ASEAN Joint Patrols in the South China Sea?

Singapore’s navy chief suggests that the idea could be realized soon.

ASEAN Joint Patrols in the South China Sea?
Credit: Wikimedia Commons

On May 11, Singapore media outlets reported that Singapore, Malaysia, and Indonesia are in discussions to extend joint patrols to the lower reaches of the South China Sea to tackle piracy.

According to Singapore Chief of Navy Rear-Admiral Lai Chung Han, the states were hoping to start the patrols “sooner rather than later,” and Singapore is “more than ready to move on this.”

The idea of joint patrols by Southeast Asian states in the South China Sea has been floated both privately and publicly in the past. As I have written previously, the proposal made headlines earlier this year when Vice Admiral Robert Thomas said at the Langkawi International Maritime and Aerospace Exhibition following the ASEAN Defense Ministers Meeting in Malaysia that ASEAN countries could streamline cooperation on maritime security while respecting sovereignty and coastal space, as was the case with counter-piracy efforts in the Gulf of Aden.

As I suggested then and as Lai outlined, such patrols by Southeast Asian states in the South China Sea would be an extension of the Malacca Strait Patrols (MSP) undertaken by Malaysia, Indonesia, Singapore, and Thailand. The MSP, which began in 2004, is a set of cooperative measures that includes air and sea patrols between these countries to tackle piracy.
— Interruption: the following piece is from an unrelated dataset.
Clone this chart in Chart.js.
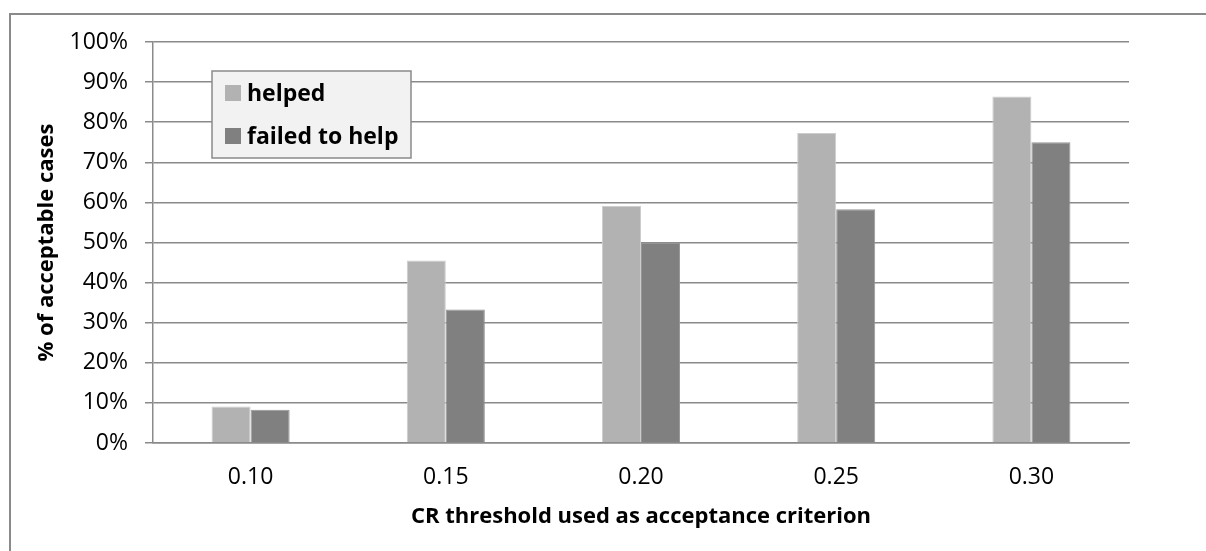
<!DOCTYPE html>
<html><head><meta charset="utf-8">
<script src="https://cdn.jsdelivr.net/npm/chart.js@4/dist/chart.umd.min.js"></script>
<style>
html,body{margin:0;padding:0;background:#fff;overflow:hidden}
#wrap{position:absolute;left:0;top:0;width:1206px;height:551px;overflow:hidden}
#frame{position:absolute;left:9px;top:13px;width:1400px;height:800px;border:2px solid #8a8a8a;box-sizing:border-box}
canvas{position:absolute;left:0;top:0}
</style></head><body>
<div id="wrap"><div id="frame"></div><canvas id="c" width="1206" height="551"></canvas></div>
<script>
const categories = ['0.10', '0.15', '0.20', '0.25', '0.30'];
const helped = [9.1, 45.5, 59.1, 77.3, 86.4];
const failedToHelp = [8.3, 33.3, 50.0, 58.3, 75.0];
const seriesNames = ['helped', 'failed to help'];
const yMin = 0, yMax = 100, yStep = 10;
const xTitle = 'CR threshold used as acceptance criterion';
const yTitle = '% of acceptable cases';

const FONT = "'Open Sans', sans-serif";
const GRID = '#8a8a8a';

const legendBox = {
  id: 'legendBox',
  afterDatasetsDraw(chart) {
    const ctx = chart.ctx;
    const x = 212, y = 71, w = 199, h = 87;
    ctx.save();
    ctx.fillStyle = '#f2f2f2';
    ctx.fillRect(x, y, w, h);
    ctx.strokeStyle = '#8a8a8a';
    ctx.lineWidth = 1.5;
    ctx.strokeRect(x, y, w, h);
    const rows = [93, 136];
    chart.data.datasets.forEach((ds, i) => {
      ctx.fillStyle = ds.backgroundColor;
      ctx.fillRect(225, rows[i] - 8, 16, 16);
      ctx.fillStyle = '#000';
      ctx.font = "bold 23px " + FONT;
      ctx.textBaseline = 'middle';
      ctx.textAlign = 'left';
      ctx.fillText(ds.label, 247, rows[i] + 1);
    });
    ctx.restore();
  }
};

new Chart(document.getElementById('c'), {
  type: 'bar',
  data: {
    labels: categories,
    datasets: [
      { label: seriesNames[0], data: helped, backgroundColor: '#b2b2b2', borderColor: '#cdcdcd', borderWidth: 1,
        categoryPercentage: 0.4, barPercentage: 1.0 },
      { label: seriesNames[1], data: failedToHelp, backgroundColor: '#808080', borderColor: '#959595', borderWidth: 1,
        categoryPercentage: 0.4, barPercentage: 1.0 }
    ]
  },
  options: {
    responsive: false,
    animation: false,
    devicePixelRatio: 1,
    layout: { padding: { left: 0, top: 42, right: 77, bottom: 0 } },
    plugins: { legend: { display: false }, tooltip: { enabled: false } },
    scales: {
      x: {
        afterFit(s) { s.height = 108; },
        grid: { display: false, drawTicks: false },
        border: { display: true, color: GRID, width: 1.5 },
        ticks: { color: '#000', font: { family: FONT, size: 23 }, padding: 21 },
        title: { display: true, text: xTitle, color: '#000',
          font: { family: FONT, size: 22, weight: 'bold' }, padding: { top: 0, bottom: 21 } }
      },
      y: {
        min: yMin, max: yMax,
        afterFit(s) { s.width = 153; },
        grid: { color: GRID, lineWidth: 1.5, tickLength: 8, drawTicks: true },
        border: { display: true, color: GRID, width: 1.5 },
        ticks: { stepSize: yStep, color: '#000', font: { family: FONT, size: 23 }, padding: 17,
          callback: v => v + '%' },
        title: { display: true, text: yTitle, color: '#000',
          font: { family: FONT, size: 22, weight: 'bold' }, padding: { top: 34, bottom: 0 } }
      }
    }
  },
  plugins: [legendBox]
});
</script>
</body></html>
Extending those patrols to the South China Sea would seem to make sense. Piracy is a rampant problem around Southeast Asian waters, which carry about half of world trade and a third of its oil supply. By some accounts, the problem may be getting worse. As I reported earlier, according to the International Maritime Bureau (IMB), Southeast Asia saw 141 piracy incidents in 2014, up from 126 in 2013. And for the first quarter of 2015, the IMB found that the region alone accounted for over half of the world’s piracy and armed robbery attacks, equivalent to a small coastal tanker being hijacked by pirates every two weeks.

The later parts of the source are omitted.